Biotech Investors: Are We Blinded By Clinical Trials?

by: Cris Frangold

Clinical trial results, while a necessary part of the medical research process, can sometimes cloud investor judgment, causing investors to invest heavily in treatments that ultimately prove unsafe for human use or cause investors to pull out before a drug has undergone a thorough evaluation.

To receive FDA approval and approval from other medical agencies around the world, drug makers must complete at least clinical trial phases that expertly report effectiveness, safety, and potential health risks based on research, human testing, and monitoring side effects. Drug makers typically make the results of each trial public after completion. In some cases, drug makers may cease additional trials after phase I if a drug fails to produce any positive results. In most cases, additional trial phases help researchers discover more about a drug's effectiveness, amount needed to produce results, and more information about potential side effects.

It is almost impossible to tell how well a drug will perform in the marketplace based on one or two clinical trial phase results. While investors should consider the results of each phase, until a drug receives approval and becomes available to the public, actual sales/revenue cannot be known. From clinical trial results, investors may be able to determine the possibility of a drug receiving FDA approval, but again, poor results from a phase I clinical trial may not reveal a drug's full potential - which may not be discovered until phase III.

Potential Missed Opportunity

Such is the case with drug maker Aeterna Zentaris (NASDAQ:AEZS). An analyst at Maxim Group recently gave the company a Buy rating with a $9.00 per share target, suggesting that the company's (in partnership with Keryx (NASDAQ:KERX) phase I and phase II trials of anti-cancer drug perifosine were not complete failures. Even though the drug failed to produce the anticipated results, perifosine did have some positive effects, but additional tests are necessary to determine the correct dosage and other variables that could make this an outstanding anti-cancer drug. The analyst stated that phase III trial could prove the drug's effectiveness.

The main argument for buying or holding existing Aeterna Zentaris stock lies in the presumed effectiveness of perifosine. Additional trials may provide the information researchers need to enhance the drug's performance and make it a viable ally in the fight against certain types of cancer. Investors that pull out now may miss the opportunity to cash in later on once the drug is approved and the stock price goes up.

Faster FDA Approval

According to FDA Commissioner Margaret Hamburg, shortening clinical trials by reducing the number of participants needed to complete an adequate drug testing for life saving drugs such as obesity and antibiotics may become a reality soon. For morbidly obese patients, receiving new drugs that help in controlling weight gain could lengthen their lives and allow patients to adopt healthier lifestyles before developing diseases such as diabetes, cancer, or heart disease.

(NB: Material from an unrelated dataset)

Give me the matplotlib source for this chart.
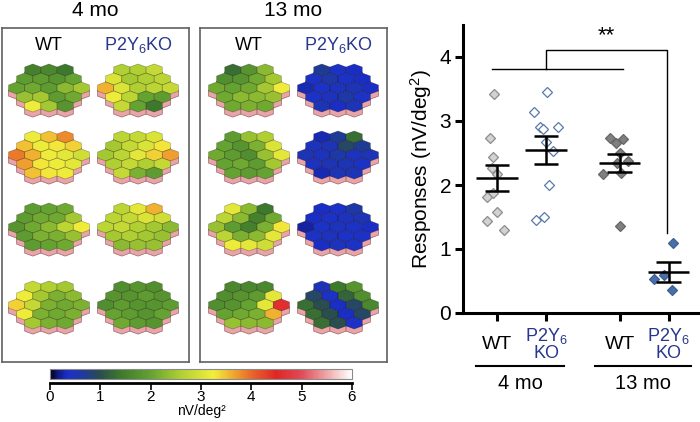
import numpy as np
import matplotlib
matplotlib.use("Agg")
import matplotlib.pyplot as plt
from matplotlib.colors import LinearSegmentedColormap, Normalize
from matplotlib.collections import PolyCollection
from matplotlib.cm import ScalarMappable

plt.rcParams['font.family'] = ['Liberation Sans', 'DejaVu Sans']
plt.rcParams['mathtext.fontset'] = 'custom'
plt.rcParams['mathtext.rm'] = 'Liberation Sans'
plt.rcParams['mathtext.it'] = 'Liberation Sans:italic'

# ---- hex maps (19 cells each, rows of 3,4,5,4,3 from top) ----
wt_4mo = [
    [1.5, 1.6, 1.4, 1.9, 1.9, 1.8, 2.0, 2.0, 2.1, 1.9, 2.3, 2.5, 2.4, 2.5, 1.9, 2.1, 3.2, 2.5, 1.8],
    [3.2, 3.5, 3.8, 3.5, 3.2, 3.3, 3.4, 3.9, 3.6, 3.2, 3.1, 2.9, 3.7, 3.3, 3.2, 3.1, 3.5, 3.3, 3.2],
    [1.9, 2.0, 2.1, 1.9, 2.1, 2.1, 2.5, 1.8, 2.1, 2.3, 2.7, 3.2, 1.9, 2.2, 2.2, 2.4, 1.9, 2.0, 2.1],
    [2.8, 2.6, 2.5, 3.2, 2.5, 2.2, 2.3, 3.4, 2.8, 2.2, 2.1, 2.2, 3.2, 2.2, 2.1, 2.2, 2.5, 2.2, 2.1],
]
ko_4mo = [
    [2.6, 2.6, 2.8, 3.0, 2.5, 2.6, 2.7, 3.6, 3.0, 2.6, 2.7, 2.8, 3.2, 2.7, 2.0, 1.9, 2.8, 2.0, 1.4],
    [2.7, 2.8, 3.0, 2.5, 2.8, 3.0, 3.3, 2.5, 2.7, 3.1, 3.4, 3.7, 2.6, 2.8, 2.6, 2.8, 2.8, 2.2, 1.9],
    [2.7, 3.1, 3.6, 2.7, 2.8, 3.0, 2.9, 2.7, 2.8, 2.6, 2.5, 2.3, 2.5, 2.6, 2.5, 2.4, 2.3, 2.4, 2.4],
    [1.7, 1.8, 1.7, 1.8, 1.8, 1.9, 1.8, 1.7, 1.9, 1.8, 1.8, 1.9, 2.0, 1.9, 1.8, 2.0, 2.1, 1.9, 1.8],
]
wt_13mo = [
    [1.3, 1.8, 2.3, 1.7, 1.8, 2.1, 2.5, 2.1, 2.0, 2.1, 2.5, 3.2, 2.1, 2.3, 2.3, 2.4, 2.1, 2.2, 2.1],
    [1.9, 2.4, 2.6, 2.0, 1.8, 2.2, 3.0, 2.1, 1.9, 1.7, 2.4, 3.1, 2.0, 2.1, 1.9, 2.5, 2.0, 1.9, 2.0],
    [3.1, 2.3, 1.4, 2.7, 2.3, 1.5, 2.1, 2.4, 1.9, 1.5, 2.2, 3.3, 2.7, 2.2, 2.3, 3.1, 3.2, 3.1, 2.9],
    [1.6, 1.6, 1.6, 1.7, 1.8, 1.9, 3.1, 1.7, 1.8, 2.0, 3.1, 4.6, 2.0, 2.1, 2.2, 3.6, 2.4, 2.3, 2.3],
]
ko_13mo = [
    [0.7, 0.4, 0.35, 0.4, 0.6, 0.4, 0.35, 0.3, 0.4, 0.45, 0.5, 0.35, 0.4, 0.45, 0.6, 0.4, 0.5, 0.35, 0.5],
    [0.3, 0.7, 1.3, 0.45, 0.5, 0.9, 0.7, 0.5, 0.45, 0.6, 0.45, 0.5, 0.45, 0.5, 0.5, 0.4, 0.3, 0.5, 0.5],
    [0.35, 0.4, 0.6, 0.35, 0.4, 0.45, 0.5, 0.25, 0.4, 0.45, 0.4, 0.35, 0.4, 0.45, 0.4, 0.4, 0.35, 0.45, 0.4],
    [0.5, 1.4, 1.8, 0.9, 0.4, 1.2, 1.7, 1.3, 1.0, 0.35, 0.9, 1.6, 1.3, 1.0, 0.35, 0.9, 1.3, 1.0, 0.4],
]

# colour scale of the maps (nV/deg^2)
cmap_vals = [0.0, 0.15, 0.35, 0.65, 1.0, 1.4, 2.0, 2.6, 3.25, 3.6, 4.0, 4.5, 5.0, 5.6, 6.0]
cmap_cols = ['#000018', '#101a80', '#1c30cc', '#1e3a9c', '#2a4e4c', '#3e7a2c', '#64a232',
             '#b0d032', '#f2ee3c', '#f0b030', '#e8682a', '#e02626', '#e04a56', '#f0b8b8', '#ffffff']

# ---- scatter data ----
groups = ['WT', 'P2Y$_6$\nKO', 'WT', 'P2Y$_6$\nKO']
x_pos = [1, 2, 3.5, 4.5]
resp = [
    [3.42, 2.74, 2.44, 2.26, 2.17, 1.88, 1.82, 1.58, 1.43, 1.30],
    [3.46, 3.14, 2.90, 2.88, 2.90, 2.67, 2.53, 2.00, 1.45, 1.50],
    [2.74, 2.66, 2.72, 2.50, 2.35, 2.38, 2.17, 2.19, 1.36],
    [1.09, 0.59, 0.53, 0.36],
]
jitter = [
    [-0.06, -0.14, -0.08, -0.10, 0.00, -0.08, -0.20, 0.00, -0.20, 0.14],
    [0.02, -0.24, -0.12, -0.06, 0.24, 0.00, 0.14, 0.06, -0.20, -0.04],
    [-0.20, -0.08, 0.06, 0.00, -0.06, 0.18, -0.33, 0.02, 0.00],
    [0.08, -0.10, -0.29, 0.06],
]
face = ['#d2d2d2', '#ffffff', '#808080', '#4a6ea8']
edge = ['#8c8c8c', '#5a78aa', '#666666', '#3e5f96']
ko_blue = '#26378c'

fig = plt.figure(figsize=(7, 4.22), dpi=100)
W, H = 700.0, 422.0

def px_axes(x0, y0, w, h):
    return fig.add_axes([x0 / W, 1 - (y0 + h) / H, w / W, h / H])

# frames around the two age groups
for x0, title in [(2, '4 mo'), (200, '13 mo')]:
    box = px_axes(x0, 28, 187, 334)
    box.set_xticks([])
    box.set_yticks([])
    for s in box.spines.values():
        s.set_color('#606060')
        s.set_linewidth(1.2)
    box.set_title(title, fontsize=15, pad=9)

col_x = [49, 138, 249, 338]
row_y = [88, 155, 227, 305]
col_lab = ['WT', 'P2Y$_6$KO', 'WT', 'P2Y$_6$KO']
for cx, lab in zip(col_x, col_lab):
    fig.text(cx / W, 1 - 45 / H, lab, ha='center', va='center', fontsize=13,
             color='black' if lab == 'WT' else ko_blue)

# hex geometry
cmap = LinearSegmentedColormap.from_list(
    'erg', [(v / 6.0, c) for v, c in zip(cmap_vals, cmap_cols)])
norm = Normalize(0, 6)
centers = []
for j, n in enumerate([3, 4, 5, 4, 3]):
    for i in range(n):
        centers.append(((i - (n - 1) / 2) * np.sqrt(3), (2 - j) * 1.5))
centers = np.array(centers)
ang = np.deg2rad(90 + 60 * np.arange(6))
hexagon = np.column_stack([np.cos(ang), np.sin(ang)])
faces = [c + hexagon for c in centers]
sides = [c + hexagon - [0, 0.85] for c in centers]

maps = [wt_4mo, ko_4mo, wt_13mo, ko_13mo]
for ci, m in enumerate(maps):
    for ri, vals in enumerate(m):
        ax_m = px_axes(col_x[ci] - 50, row_y[ri] - 36, 100, 72)
        ax_m.axis('off')
        ax_m.add_collection(PolyCollection(sides, facecolors='#e8a4a8',
                                           edgecolors='#9a6464', linewidths=0.5))
        ax_m.add_collection(PolyCollection(faces, facecolors=cmap(norm(np.array(vals))),
                                           edgecolors=(0, 0, 0, 0.3), linewidths=0.5))
        ax_m.set_xlim(-5.35, 5.35)
        ax_m.set_ylim(-6.0, 6.0)

# colour bar
cax = px_axes(50, 369, 302, 10)
cb = fig.colorbar(ScalarMappable(norm=norm, cmap=cmap), cax=cax, orientation='horizontal')
cb.set_ticks([])
cb.outline.set_edgecolor('#8a8a8a')
cb.outline.set_linewidth(0.8)
tax = px_axes(50, 383, 302, 0.01)
for s in ['left', 'right', 'top']:
    tax.spines[s].set_visible(False)
tax.spines['bottom'].set_linewidth(2)
tax.set_yticks([])
tax.set_xlim(0, 6)
tax.set_xticks(range(7))
tax.tick_params(axis='x', length=5, width=1.2, pad=0, labelsize=11)
fig.text(201 / W, 1 - 411 / H, 'nV/deg²', ha='center', va='center', fontsize=10)

# scatter panel
ax = px_axes(463, 25, 237, 288)
for k in range(4):
    v = np.array(resp[k])
    ax.plot(x_pos[k] + np.array(jitter[k]), v, 'D', ms=5, mfc=face[k], mec=edge[k],
            mew=0.9, ls='none', zorder=2)
    mean = v.mean()
    sem = v.std(ddof=1) / np.sqrt(len(v))
    x = x_pos[k]
    ax.hlines(mean, x - 0.42, x + 0.42, color='black', lw=1.8, zorder=3)
    ax.vlines(x, mean - sem, mean + sem, color='black', lw=1.8, zorder=3)
    ax.hlines([mean - sem, mean + sem], x - 0.25, x + 0.25, color='black', lw=1.8, zorder=3)

# significance bracket
ax.plot([0.9, 3.57], [3.82, 3.82], color='black', lw=1)
ax.plot([2.0, 2.0, 4.47, 4.47], [3.82, 4.11, 4.11, 1.25], color='black', lw=1)
ax.text(3.22, 4.17, '**', ha='center', va='bottom', fontsize=16)

ax.set_xlim(0.306, 5.14)
ax.set_ylim(0, 4.5)
ax.set_yticks([0, 1, 2, 3, 4])
ax.spines['top'].set_visible(False)
ax.spines['right'].set_visible(False)
ax.spines['left'].set_linewidth(2.2)
ax.spines['bottom'].set_linewidth(2.2)
ax.tick_params(axis='y', length=5.5, width=2.2, labelsize=15, pad=3)
ax.tick_params(axis='x', length=5.5, width=2.2, pad=17)
ax.set_xticks(x_pos)
ax.set_xticklabels(groups)
for lab in ax.get_xticklabels():
    lab.set_va('center')
    lab.set_linespacing(0.9)
    if 'KO' in lab.get_text():
        lab.set_color(ko_blue)
        lab.set_fontsize(13)
    else:
        lab.set_fontsize(14)
ax.set_ylabel('Responses (nV/deg$^2$)', fontsize=15, labelpad=4)

tr = ax.get_xaxis_transform()
for (x0, x1), name in [((0.57, 2.37), '4 mo'), ((3.0, 4.96), '13 mo')]:
    ax.plot([x0, x1], [-0.184, -0.184], transform=tr, clip_on=False, color='black', lw=1.5)
    ax.text((x0 + x1) / 2, -0.245, name, transform=tr, ha='center', va='center', fontsize=14.5)

fig.savefig('out.png', dpi=100)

Shorter clinical trials may also keep investors from dumping stocks too early. Since most clinical trial phases can take a year or longer depending on the disease or condition the drug supposedly helps treat (this means some trials take five years or more to complete), investors will now see a quicker return on their investments due to faster FDA approval and entrance into the marketplace.

On the other hand, shorter clinical trials may prevent researchers from adequately accessing potential risks. In the past, the FDA has pulled other obesity drugs like Fen-phen from the market after reports of harm and death to patients. This caused many investors to lose money very quickly - but also placed more emphasis on the importance of clinical trials.

Clinical Trial Results and Insider Trading

By the time a drug reaches a phase III clinical trial, researchers have a much better idea of whether a drug will be effective or not. Clinical trial information, prior to publication, remains with researchers and company officials. Unfortunately, studies conducted within the research community have found some evidence of insider trading that directly affect company stock price. Even though proving unethical stock trading has taken place is difficult, investors should give consideration that prices may be affected slightly due to unethical behavior.

More to Analyze than Clinical Trials

Investors should carefully review all information available about new drugs including clinical trial results, research methods, and company financials before making any hasty decisions. Clinical trial results, unless drug makers discontinue future trials, should serve as a way to show progress towards developing and manufacturing new drug treatments.

When investing in biotech and pharmaceuticals, investors should also pay close attention to a company's portfolio. Companies like Abbott Laboratories (NYSE:ABT) have a diverse portfolio with many drug treatments on the market. Other companies like Dendreon (NASDAQ:DNDN) have one. For smaller companies, clinical trials carry more weight, only because these companies have limited portfolios - companies with many products can still provide a return for investors while companies with one or no products cannot guarantee continued profits.

In the end, clinical trials help investors predict future earnings somewhat, but should not be the only marker when it comes to turning a profit in pharmaceuticals and biotech. Judging the earnings potential of a drug treatment based on phase I trials may cause investors to lose money if they pull out too early.

Disclosure: I have no positions in any stocks mentioned, and no plans to initiate any positions within the next 72 hours. I wrote this article myself, and it expresses my own opinions. I am not receiving compensation for it (other than from Seeking Alpha). I have no business relationship with any company whose stock is mentioned in this article.